The books format allows him to explore other possibilities of parody without losing intelligence or humour. Underneath the wit of a social media swordsman, we discover a richer and deeper vein.
One can’t help but think of Swift or Voltaire. There is something of Pangloss in Darth Putin’s Putin: a man who asserts against all odds that all is well in the best of all worlds. “I remain a master strategist”. More broadly, irony and parody are wielded like weapons in a fighting discourse that lets nothing pass. Darth Putin fights against stupidity and obscurantism, putting on their masks to better mock them, and direct their own venom against them.

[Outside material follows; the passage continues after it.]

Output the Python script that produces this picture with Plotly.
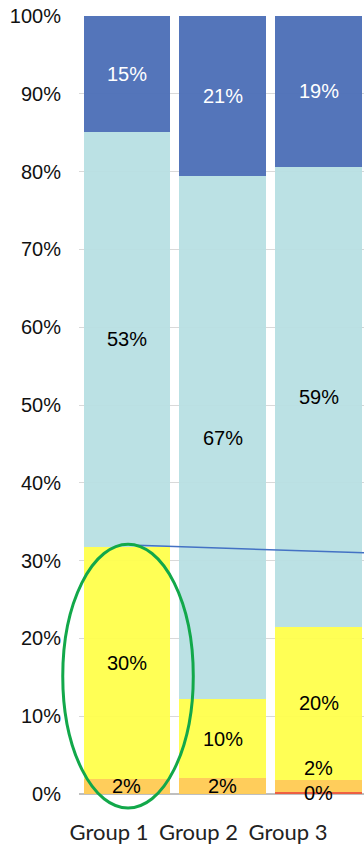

But classical culture also meets – and this suggests that Darth Putin might have lived in the USSR – that form of discreet resistance through humor that was characteristic of Soviet society, well beyond dissident circles. His wit is sometimes strongly reminiscent of the “Radio Yerevan” jokes that were all the rage in USSR during the 1970s and 1980s: “Radio Yerevan was asked: Does one get 10 years of prison for saying that Brezhnev is an idiot? Radio Yerevan answered: In principle yes, because that’s a state secret.”
When he writes, for the benefit of apprentice tankies, “The past changes very quickly. So quickly that sometimes we cannot predict what happened yesterday (ch. 12)”, one can think of Orwell, Huxley or Bradbury, but it was also a Soviet joke: “The future is certain, only the past is unpredictable.” Beyond the tradition of facetious resistance through parody, we also come across Kundera and irony as resistance to the rewriting of history, a Soviet practice that has come back in force in Putin’s Russia.
Irony and culture against the idiocy of a regime bent on rewriting history: this was one of the issues of dissidence and resistance in the USSR and in Central Europe till 1989. The irony is that this culture of turning propaganda on its head is now coming to the rescue of the Western public sphere, which has been under attack (and severely damaged) by the unlikely alliance of anti-imperialist Chomskites carping imperialist Putinists.